Do you believe that the little things that you say and do really matter? Well, they do. After a couple of discouraging days, I have been surprised and thrilled by a few of my friends.

Yesterday morning started off with a voicemail from a friend that may be a little “out there” for some of you….but I loved it! She prayed out loud for me on voicemail. Even though she didn’t know the exact circumstances, her prayer was beautifully simple and hit the nail on the head with what I was going through.

A little later I received this sweet text from another friend:

text prayer

She included a Scripture. (which I couldn’t wait to look up, it was Ephesians 1:17 ) The greatest part was that I didn’t know who the text was from until much later in the day, because I didn’t have her name in my contacts. So for most of the day, I felt better just because a couple of people let me know that they cared about me.

This morning was the icing on the cake! I was stuck at home for a few hours because we had electricians at the house doing work. There was a knock on the door, and it was a friend that I haven’t seen or talked to for a few weeks. She popped by and said, “I have been thinking about you so much the past few days, and praying for you, and I just thought I’d stop by to see how you’re doing.” What?!?!?! Incredible…..

I will close with this thought: What you do and say can really matter to someone. It only takes a moment to pray for someone. You can pray while driving, cleaning, working, or showering. While texting someone a quick message only takes a minute, it could be a turning point in their day. Leaving a message that you care or praying on voicemail actually matters. These three friends demonstrated God’s love to me in their simple acts. I know that others care and are praying, too, but these are tangible markers in my day that point me to the reality that I’m not forsaken or forgotten.

Now pick up your phone and tell somebody you care about them!

7 minutes with your teenager

Parenting

There is a seven minute time span that I love with my teenager…it’s the car ride to and from school. These are the best power-packed seven minutes of our day! I used to feel as if I were just “taxi mom”, and I used to complain sometimes about driving my teenaged kids around. Let me be brutally honest: There have been times that it’s just been plain exhausting driving to and from activities and I’ve even resented it or dreaded it.

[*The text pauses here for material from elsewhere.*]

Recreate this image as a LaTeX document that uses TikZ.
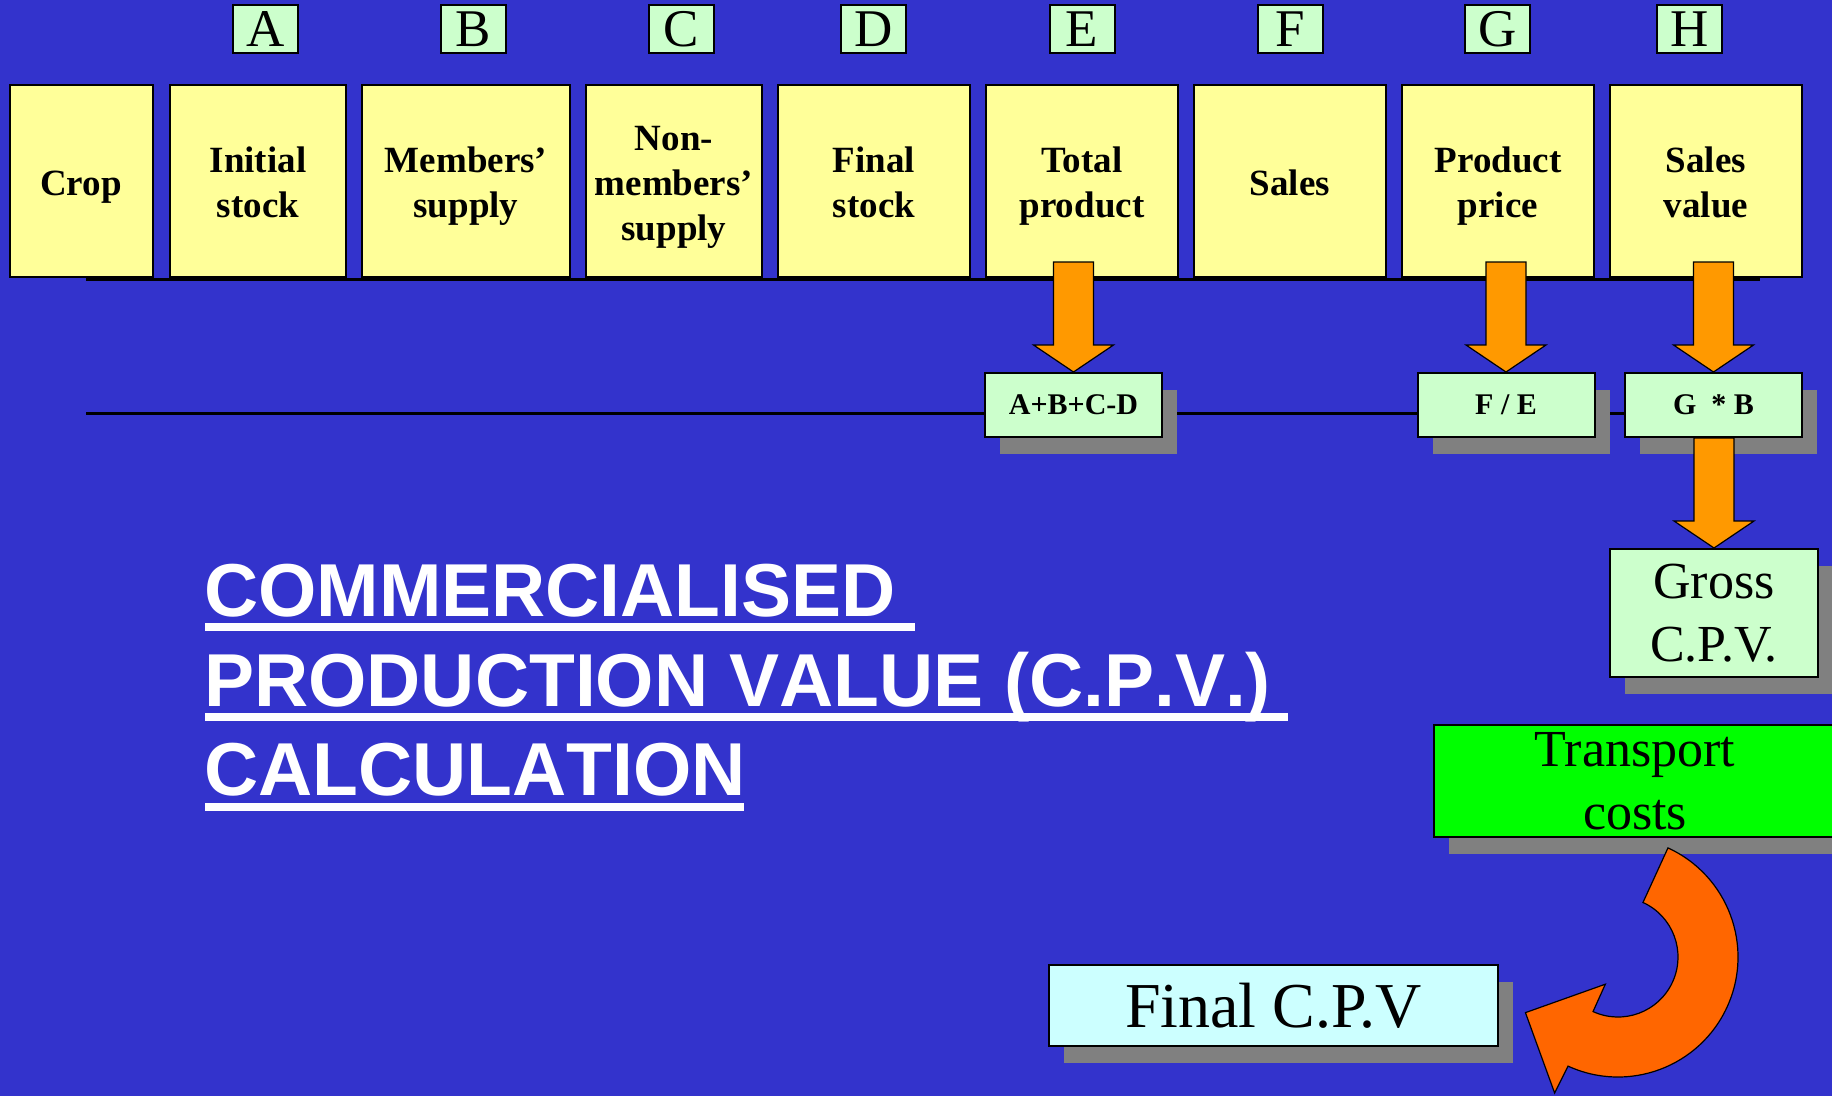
\documentclass[tikz,border=0pt]{standalone}
\usepackage{fontspec}
\setmainfont{Liberation Serif}
\newfontfamily\titlefont[Kerning=Off]{Liberation Sans}
\usetikzlibrary{calc,shadows}

\definecolor{bgblue}{RGB}{51,51,204}
\definecolor{paleyellow}{RGB}{255,255,153}
\definecolor{palegreen}{RGB}{204,255,204}
\definecolor{palecyan}{RGB}{204,255,255}
\definecolor{amber}{RGB}{255,153,0}
\definecolor{deeporange}{RGB}{255,102,0}
\definecolor{brightgreen}{RGB}{0,255,0}
\definecolor{shadowgrey}{RGB}{128,128,128}

\tikzset{
  boxbase/.style={draw=black, line width=2pt, inner sep=0pt, align=center},
  headbox/.style={boxbase, fill=paleyellow, minimum height=192pt,
    font=\fontsize{37}{45}\selectfont\bfseries},
  letterbox/.style={boxbase, fill=palegreen, minimum width=65pt, minimum height=48pt,
    font=\fontsize{53}{53}\selectfont},
  greyshadow/.style={drop shadow={shadow xshift=15pt, shadow yshift=-17pt,
    opacity=1, fill=shadowgrey, draw=none}},
  formulabox/.style={boxbase, fill=palegreen, greyshadow, minimum width=177pt,
    minimum height=64pt, font=\fontsize{30}{30}\selectfont\bfseries},
  resultbox/.style={boxbase, greyshadow, font=\fontsize{52}{63}\selectfont},
  rule/.style={line width=3pt, black},
  blockarrow/.style={fill=amber, draw=black, line width=1.2pt, line join=miter},
  uturn/.style={fill=deeporange, draw=black, line width=1.2pt, line join=miter},
  titleline/.style={anchor=base west, inner sep=0pt, text=white,
    font=\titlefont\bfseries\fontsize{75}{75}\selectfont},
  underbar/.style={fill=white, draw=none},
}

% fixed struts so header texts sit at the same height whatever their letters
\newcommand\topgap{\rule{0pt}{38pt}}
\newcommand\botgap{\rule[-10pt]{0pt}{10pt}}

% straight downward block arrow: top edge height from #1, tip at #2
\newcommand\orangedrop[2]{%
  \draw[blockarrow] let \p1=#1, \p2=#2 in
    (\x2-20pt,\y1) -- (\x2+20pt,\y1) -- (\x2+20pt,\y2+27pt) -- (\x2+40pt,\y2+27pt)
    -- (\x2,\y2) -- (\x2-40pt,\y2+27pt) -- (\x2-20pt,\y2+27pt) -- cycle;}

\begin{document}
\begin{tikzpicture}[x=1pt,y=-1pt]
  \useasboundingbox (0,0) rectangle (1832,1096);
  \clip (0,0) rectangle (1832,1096);
  \fill[bgblue] (0,0) rectangle (1832,1096);

  % guide rules
  \coordinate (ruleA) at (86,279);
  \coordinate (ruleB) at (1760,279);
  \coordinate (ruleC) at (86,413);
  \coordinate (ruleD) at (1640,413);
  \draw[rule] (ruleA) -- (ruleB);
  \draw[rule] (ruleC) -- (ruleD);

  % column letters
  \node[letterbox] (lA) at (265.5,29) {A};
  \node[letterbox] (lB) at (473.5,29) {B};
  \node[letterbox] (lC) at (681.5,29) {C};
  \node[letterbox] (lD) at (873.5,29) {D};
  \node[letterbox] (lE) at (1082,29) {E};
  \node[letterbox] (lF) at (1290,29) {F};
  \node[letterbox] (lG) at (1497.5,29) {G};
  \node[letterbox] (lH) at (1689.5,29) {H};

  % column headers
  \node[headbox, minimum width=143pt] (crop) at (81,181) {\topgap Crop\botgap};
  \node[headbox, minimum width=176pt] (ini) at (258,181) {\topgap Initial\\stock\botgap};
  \node[headbox, minimum width=208pt] (mem) at (466,181) {\topgap Members’\\supply\botgap};
  \node[headbox, minimum width=176pt] (non) at (674,181) {\topgap Non-\\members’\\supply\botgap};
  \node[headbox, minimum width=192pt] (fin) at (874,181) {\topgap Final\\stock\botgap};
  \node[headbox, minimum width=192pt] (tot) at (1082,181) {\topgap Total\\product\botgap};
  \node[headbox, minimum width=192pt] (sal) at (1290,181) {\topgap Sales\botgap};
  \node[headbox, minimum width=192pt] (pri) at (1498,181) {\topgap Product\\price\botgap};
  \node[headbox, minimum width=192pt] (val) at (1706,181) {\topgap Sales\\value\botgap};

  % formulas
  \node[formulabox] (abcd) at (1073.5,405) {A+B+C-D};
  \node[formulabox] (fe) at (1506,405) {F / E};
  \node[formulabox] (gb) at (1713.5,405) {G\ \ * B};

  \orangedrop{($(tot.south)+(0,-16)$)}{(abcd.north)}
  \orangedrop{($(pri.south)+(0,-16)$)}{(fe.north)}
  \orangedrop{($(val.south)+(0,-16)$)}{(gb.north)}

  % results
  \node[resultbox, fill=palegreen, minimum width=208pt, minimum height=128pt]
    (gross) at (1714,613) {Gross\\C.P.V.};
  \orangedrop{(gb.south)}{(gross.north)}
  \node[resultbox, fill=brightgreen, minimum width=402pt, minimum height=112pt]
    (trans) at (1635,781) {Transport\\costs};
  \node[resultbox, fill=palecyan, minimum width=449pt, minimum height=81pt,
    font=\fontsize{64}{64}\selectfont] (final) at (1273.5,1005.5) {Final C.P.V};

  % curved arrow from the transport costs to the final value
  \coordinate (ctr) at (1618,957);
  \draw[uturn] ($(ctr)+(65.4:60pt)$) -- ($(ctr)+(65.4:120pt)$)
    arc[start angle=65.4, end angle=-114.6, radius=120pt]
    -- ($(ctr)+(245:150pt)$) -- ($(ctr)+(211:108pt)$) -- ($(ctr)+(245:30pt)$)
    -- ($(ctr)+(-114.6:60pt)$)
    arc[start angle=-114.6, end angle=65.4, radius=60pt] -- cycle;

  % title
  \node[titleline] (t1) at (204,616) {COMMERCIALISED};
  \node[titleline] (t2) at (204,706) {PRODUCTION VALUE (C.P.V.)};
  \node[titleline] (t3) at (204,795) {CALCULATION};
  \fill[underbar] (205,623) rectangle (915,631);
  \fill[underbar] (205,713) rectangle (1288,721);
  \fill[underbar] (205,803) rectangle (744,811);
\end{tikzpicture}
\end{document}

I’m beginning to see it differently. The seven minutes we spend driving together to and from school are times that I now treasure.

Remember when they were little? All kinds of cuddly moments and nap time, tons of car rides, playgroups and crafts abounded. There was no need to look for power-packed moments. In fact, both mom and kiddos got excited about preschool days. Mom ran errands and talked to grownups, and the little ones had fun with their peers.

Since we’ve shifted this school year from home school to public school, I am on the hunt for opportunities to spend with my daughter. Car rides are my favorite!

Strangely, our morning rides are probably good because I’m so groggy that I don’t pepper her with questions. We ride in comfortable silence for a bit, listen to music, and conversation ebbs and flows. She’ll usually tell me about something that’s upcoming that school day. We pray together as she heads to class.

Afternoons are completely different! We’re both awake, and Danielle usually has anecdotes or triumphs or frustrations to tell me. Now I love these driving times. If I can force myself to be quiet and not try to pry information, it can be my favorite seven minutes of the day with my teenager!